Problem to solve
Write out the material exactly, leaving every picture behind.

Data shown
>>>>

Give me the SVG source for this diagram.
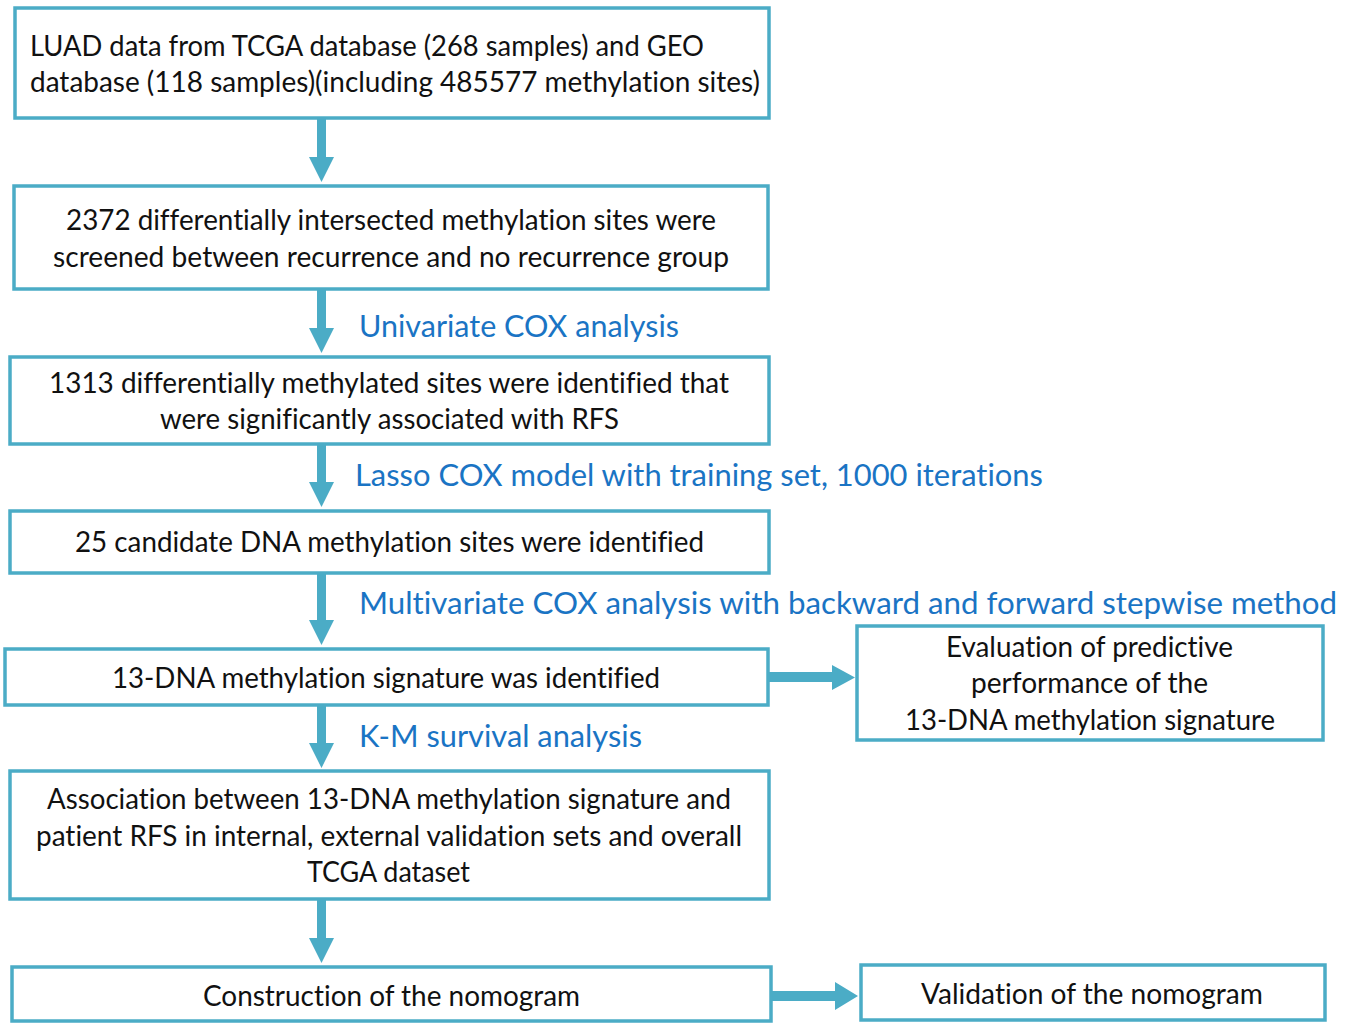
<svg xmlns="http://www.w3.org/2000/svg" width="1352" height="1023" viewBox="0 0 1352 1023">
<style>
.box{fill:#fff;stroke:#4BACC6;stroke-width:3.5}
.t{font-family:Lato,"Open Sans","Liberation Sans",sans-serif;font-size:29px;fill:#111;font-variant-ligatures:none}
.lbl{font-family:Lato,"Open Sans","Liberation Sans",sans-serif;font-size:30px;fill:#1A74C4;font-variant-ligatures:none}
.arr{fill:#4BACC6}
</style>
<rect width="1352" height="1023" fill="#fff"/>
<g id="connectors">
<path class="arr" d="M317 118H326V157H334L321.5 182L309 157H317Z"/>
<path class="arr" d="M317 289H326V328H334L321.5 353L309 328H317Z"/>
<path class="arr" d="M317 444H326V482H334L321.5 507L309 482H317Z"/>
<path class="arr" d="M317 573H326V620H334L321.5 645L309 620H317Z"/>
<path class="arr" d="M317 705H326V743H334L321.5 768L309 743H317Z"/>
<path class="arr" d="M317 899H326V938H334L321.5 963L309 938H317Z"/>
<path class="arr" d="M769 672H832V665L855 677.5L832 690V682H769Z"/>
<path class="arr" d="M772 991H835V982L858 996L835 1010V1001H772Z"/>
</g>
<g id="n1"><rect class="box" x="15" y="8" width="754" height="110"/>
<text class="t" x="30" y="56" textLength="674" lengthAdjust="spacingAndGlyphs">LUAD data from TCGA database (268 samples) and GEO</text>
<text class="t" x="30" y="92" textLength="730" lengthAdjust="spacingAndGlyphs">database (118 samples)(including 485577 methylation sites)</text></g>
<g id="n2"><rect class="box" x="14" y="186" width="754" height="103"/>
<text class="t" x="66" y="230" textLength="650" lengthAdjust="spacingAndGlyphs">2372 differentially intersected methylation sites were</text>
<text class="t" x="53" y="267" textLength="676" lengthAdjust="spacingAndGlyphs">screened between recurrence and no recurrence group</text></g>
<text id="l1" class="lbl" x="359" y="337" textLength="320" lengthAdjust="spacingAndGlyphs">Univariate COX analysis</text>
<g id="n3"><rect class="box" x="10" y="357" width="759" height="87"/>
<text class="t" x="49" y="393" textLength="680" lengthAdjust="spacingAndGlyphs">1313 differentially methylated sites were identified that</text>
<text class="t" x="160" y="429" textLength="459" lengthAdjust="spacingAndGlyphs">were significantly associated with RFS</text></g>
<text id="l2" class="lbl" x="355" y="486" textLength="688" lengthAdjust="spacingAndGlyphs">Lasso COX model with training set, 1000 iterations</text>
<g id="n4"><rect class="box" x="10" y="511" width="759" height="62"/>
<text class="t" x="75" y="552" textLength="629" lengthAdjust="spacingAndGlyphs">25 candidate DNA methylation sites were identified</text></g>
<text id="l3" class="lbl" x="359" y="614" textLength="978" lengthAdjust="spacingAndGlyphs">Multivariate COX analysis with backward and forward stepwise method</text>
<g id="n5"><rect class="box" x="5" y="649" width="763" height="56"/>
<text class="t" x="112" y="688" textLength="548" lengthAdjust="spacingAndGlyphs">13-DNA methylation signature was identified</text></g>
<g id="n6"><rect class="box" x="857" y="626" width="466" height="114"/>
<text class="t" x="946" y="657" textLength="287" lengthAdjust="spacingAndGlyphs">Evaluation of predictive</text>
<text class="t" x="971" y="693" textLength="237" lengthAdjust="spacingAndGlyphs">performance of the</text>
<text class="t" x="905" y="730" textLength="370" lengthAdjust="spacingAndGlyphs">13-DNA methylation signature</text></g>
<text id="l4" class="lbl" x="359" y="747" textLength="283" lengthAdjust="spacingAndGlyphs">K-M survival analysis</text>
<g id="n7"><rect class="box" x="10" y="771" width="759" height="128"/>
<text class="t" x="47" y="809" textLength="684" lengthAdjust="spacingAndGlyphs">Association between 13-DNA methylation signature and</text>
<text class="t" x="36" y="846" textLength="706" lengthAdjust="spacingAndGlyphs">patient RFS in internal, external validation sets and overall</text>
<text class="t" x="307" y="882" textLength="163" lengthAdjust="spacingAndGlyphs">TCGA dataset</text></g>
<g id="n8"><rect class="box" x="12" y="967" width="759" height="54"/>
<text class="t" x="203" y="1006" textLength="377" lengthAdjust="spacingAndGlyphs">Construction of the nomogram</text></g>
<g id="n9"><rect class="box" x="861" y="965" width="464" height="55"/>
<text class="t" x="921" y="1004" textLength="342" lengthAdjust="spacingAndGlyphs">Validation of the nomogram</text></g>
</svg>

<<<<

Completed exercise
Give me the SVG source for this diagram.
<svg xmlns="http://www.w3.org/2000/svg" width="1352" height="1023" viewBox="0 0 1352 1023">
<style>
.box{fill:#fff;stroke:#4BACC6;stroke-width:3.5}
.t{font-family:Lato,"Open Sans","Liberation Sans",sans-serif;font-size:29px;fill:#111;font-variant-ligatures:none}
.lbl{font-family:Lato,"Open Sans","Liberation Sans",sans-serif;font-size:30px;fill:#1A74C4;font-variant-ligatures:none}
.arr{fill:#4BACC6}
</style>
<rect width="1352" height="1023" fill="#fff"/>
<g id="connectors">
<path class="arr" d="M317 118H326V157H334L321.5 182L309 157H317Z"/>
<path class="arr" d="M317 289H326V328H334L321.5 353L309 328H317Z"/>
<path class="arr" d="M317 444H326V482H334L321.5 507L309 482H317Z"/>
<path class="arr" d="M317 573H326V620H334L321.5 645L309 620H317Z"/>
<path class="arr" d="M317 705H326V743H334L321.5 768L309 743H317Z"/>
<path class="arr" d="M317 899H326V938H334L321.5 963L309 938H317Z"/>
<path class="arr" d="M769 672H832V665L855 677.5L832 690V682H769Z"/>
<path class="arr" d="M772 991H835V982L858 996L835 1010V1001H772Z"/>
</g>
<g id="n1"><rect class="box" x="15" y="8" width="754" height="110"/>
<text class="t" x="30" y="56" textLength="674" lengthAdjust="spacingAndGlyphs">LUAD data from TCGA database (268 samples) and GEO</text>
<text class="t" x="30" y="92" textLength="730" lengthAdjust="spacingAndGlyphs">database (118 samples)(including 485577 methylation sites)</text></g>
<g id="n2"><rect class="box" x="14" y="186" width="754" height="103"/>
<text class="t" x="66" y="230" textLength="650" lengthAdjust="spacingAndGlyphs">2372 differentially intersected methylation sites were</text>
<text class="t" x="53" y="267" textLength="676" lengthAdjust="spacingAndGlyphs">screened between recurrence and no recurrence group</text></g>
<text id="l1" class="lbl" x="359" y="337" textLength="320" lengthAdjust="spacingAndGlyphs">Univariate COX analysis</text>
<g id="n3"><rect class="box" x="10" y="357" width="759" height="87"/>
<text class="t" x="49" y="393" textLength="680" lengthAdjust="spacingAndGlyphs">1313 differentially methylated sites were identified that</text>
<text class="t" x="160" y="429" textLength="459" lengthAdjust="spacingAndGlyphs">were significantly associated with RFS</text></g>
<text id="l2" class="lbl" x="355" y="486" textLength="688" lengthAdjust="spacingAndGlyphs">Lasso COX model with training set, 1000 iterations</text>
<g id="n4"><rect class="box" x="10" y="511" width="759" height="62"/>
<text class="t" x="75" y="552" textLength="629" lengthAdjust="spacingAndGlyphs">25 candidate DNA methylation sites were identified</text></g>
<text id="l3" class="lbl" x="359" y="614" textLength="978" lengthAdjust="spacingAndGlyphs">Multivariate COX analysis with backward and forward stepwise method</text>
<g id="n5"><rect class="box" x="5" y="649" width="763" height="56"/>
<text class="t" x="112" y="688" textLength="548" lengthAdjust="spacingAndGlyphs">13-DNA methylation signature was identified</text></g>
<g id="n6"><rect class="box" x="857" y="626" width="466" height="114"/>
<text class="t" x="946" y="657" textLength="287" lengthAdjust="spacingAndGlyphs">Evaluation of predictive</text>
<text class="t" x="971" y="693" textLength="237" lengthAdjust="spacingAndGlyphs">performance of the</text>
<text class="t" x="905" y="730" textLength="370" lengthAdjust="spacingAndGlyphs">13-DNA methylation signature</text></g>
<text id="l4" class="lbl" x="359" y="747" textLength="283" lengthAdjust="spacingAndGlyphs">K-M survival analysis</text>
<g id="n7"><rect class="box" x="10" y="771" width="759" height="128"/>
<text class="t" x="47" y="809" textLength="684" lengthAdjust="spacingAndGlyphs">Association between 13-DNA methylation signature and</text>
<text class="t" x="36" y="846" textLength="706" lengthAdjust="spacingAndGlyphs">patient RFS in internal, external validation sets and overall</text>
<text class="t" x="307" y="882" textLength="163" lengthAdjust="spacingAndGlyphs">TCGA dataset</text></g>
<g id="n8"><rect class="box" x="12" y="967" width="759" height="54"/>
<text class="t" x="203" y="1006" textLength="377" lengthAdjust="spacingAndGlyphs">Construction of the nomogram</text></g>
<g id="n9"><rect class="box" x="861" y="965" width="464" height="55"/>
<text class="t" x="921" y="1004" textLength="342" lengthAdjust="spacingAndGlyphs">Validation of the nomogram</text></g>
</svg>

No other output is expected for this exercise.